1997 novel by Colleen McCullough

Caesar: Let the Dice Fly is a 1997 novel by Australian author Colleen McCullough. It is the fifth historical novel in the author's Masters of Rome series.

==Plot summary==
The novel opens in 54 BC, with Caesar in the middle of his epochal Gallic campaigns, having just invaded Britannia.

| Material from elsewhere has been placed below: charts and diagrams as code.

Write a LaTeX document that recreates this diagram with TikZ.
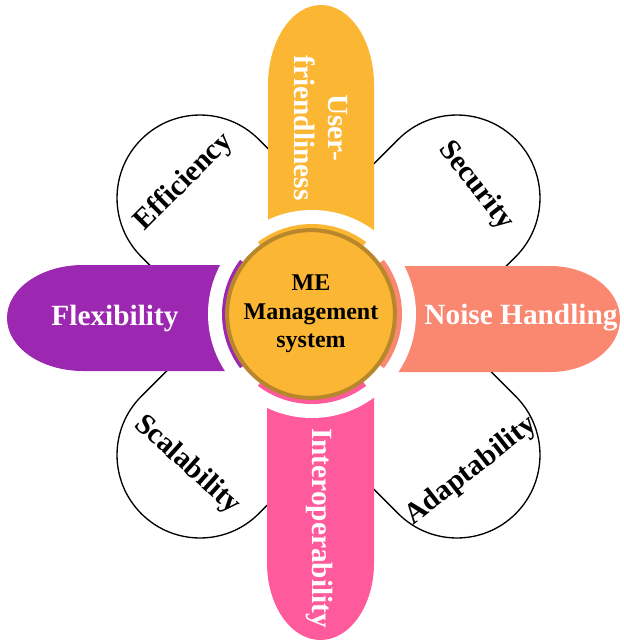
\documentclass[tikz,border=0pt]{standalone}
\usepackage{fontspec}
\setmainfont{Liberation Serif}
\definecolor{petalyellow}{HTML}{FBB733}
\definecolor{petalpurple}{HTML}{9C27B0}
\definecolor{petalorange}{HTML}{FA8770}
\definecolor{petalpink}{HTML}{FF5A9C}
\definecolor{hubbrown}{HTML}{B8862B}
\tikzset{
  lobe/.style={draw=black, line width=1pt, fill=white},
  bigtext/.style={font=\bfseries\fontsize{22}{25}\selectfont, align=center},
  petaltext/.style={bigtext, text=white},
  lobetext/.style={bigtext, text=black},
}
\begin{document}
\begin{tikzpicture}[x=0.75pt, y=0.75pt]
  \useasboundingbox (0,0) rectangle (624,-643);
  \foreach \ang in {45,135,225,315}
    \draw[lobe, shift={(328.5,-326.5)}, rotate=\ang]
      (0,83) -- (181.7,83) arc[start angle=90, end angle=-90, radius=83] -- (0,-83) -- cycle;
  \fill[petalyellow] (268,-314) -- (268,-85)
    arc[start angle=180, end angle=0, x radius=53, y radius=80] -- (374,-314) -- cycle;
  \fill[petalpurple] (312,-265) -- (83,-265)
    arc[start angle=90, end angle=270, x radius=76, y radius=53] -- (312,-371) -- cycle;
  \fill[petalorange] (312,-266) -- (550,-266)
    arc[start angle=90, end angle=-90, x radius=70, y radius=53] -- (312,-372) -- cycle;
  \fill[petalpink] (267,-314) -- (267,-563)
    arc[start angle=180, end angle=360, x radius=53.5, y radius=77] -- (374,-314) -- cycle;
  \fill[white] (312,-314) circle[radius=104];
  \begin{scope}[shift={(312,-314)}]
    \foreach \ang/\col in {90/petalyellow, 180/petalpurple, 0/petalorange, 270/petalpink}
      \fill[\col] ({\ang-37}:70) arc[start angle=\ang-37, end angle=\ang+37, radius=70]
        -- ({\ang+37}:90) arc[start angle=\ang+37, end angle=\ang-37, radius=90] -- cycle;
  \end{scope}
  \node[circle, draw=hubbrown, line width=3pt, fill=petalyellow, minimum size=111pt,
    font=\bfseries\fontsize{18}{21.4}\selectfont, align=center] (hub) at (311,-314)
    {ME\\Management\\system};
  \node[petaltext, rotate=-90] (user) at (321,-128) {User-\\friendliness};
  \node[petaltext] (flex) at (115,-318) {Flexibility};
  \node[petaltext] (noise) at (521,-318) {Noise Handling};
  \node[petaltext, rotate=-90] (inter) at (320,-528) {Interoperability};
  \node[lobetext, rotate=45] (eff) at (184,-182) {Efficiency};
  \node[lobetext, rotate=-52] (sec) at (476,-186) {Security};
  \node[lobetext, rotate=-42] (scal) at (187,-465) {Scalability};
  \node[lobetext, rotate=38] (adapt) at (471,-471) {Adaptability};
\end{tikzpicture}
\end{document}
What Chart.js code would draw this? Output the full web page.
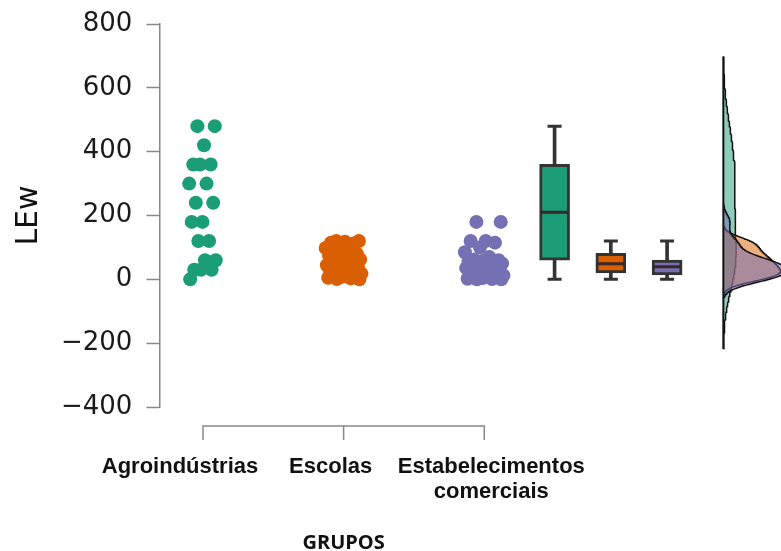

The first half of the novel deals broadly with the conclusion of his conquests in Gaul, and the second half narrates the growing sense of unease in Rome concerning Caesar's intentions, the antagonism of the conservative 'boni' faction towards him, his crossing of the Rubicon, his invasion of Italy and his victory in the Civil War.

Some of the pivotal moments include Caesar's return from Britannia; his narrow escape during the battle of Gergovia; his great victory at Alesia, which involved the complete circumvallation of the citadel, the repulse of a relief force, and the acceptance of the surrender of Vercingetorix; his final destruction of the Gallic resistance at Uxellodunum; the death of Julia and Marcus Licinius Crassus; his falling out with Gnaeus Pompeius Magnus and the final collapse of the First Triumvirate system; his failed negotiations concerning his re-election as consul; the opening of the Civil War; the Battle of Dyrrhachium and the Battle of Pharsalus; the flight of Pompey to Ptolemaic Egypt and his assassination there; and the scattering of the 'boni' leadership.

== Reception ==
Kirkus reviews noted that the book was dense for the average reader, but enjoyable for the "armchair general."

==Sources==
- McCullough, Colleen (1998). "Caesar"
- Pearl N, Hoffert B. Book reviews: Fiction. Library Journal. 1997;122(17):93. Accessed August 6, 2025.
- Hiett J, Boaz A. Audio reviews. Library Journal. 1998;123(2):130. Accessed August 6, 2025.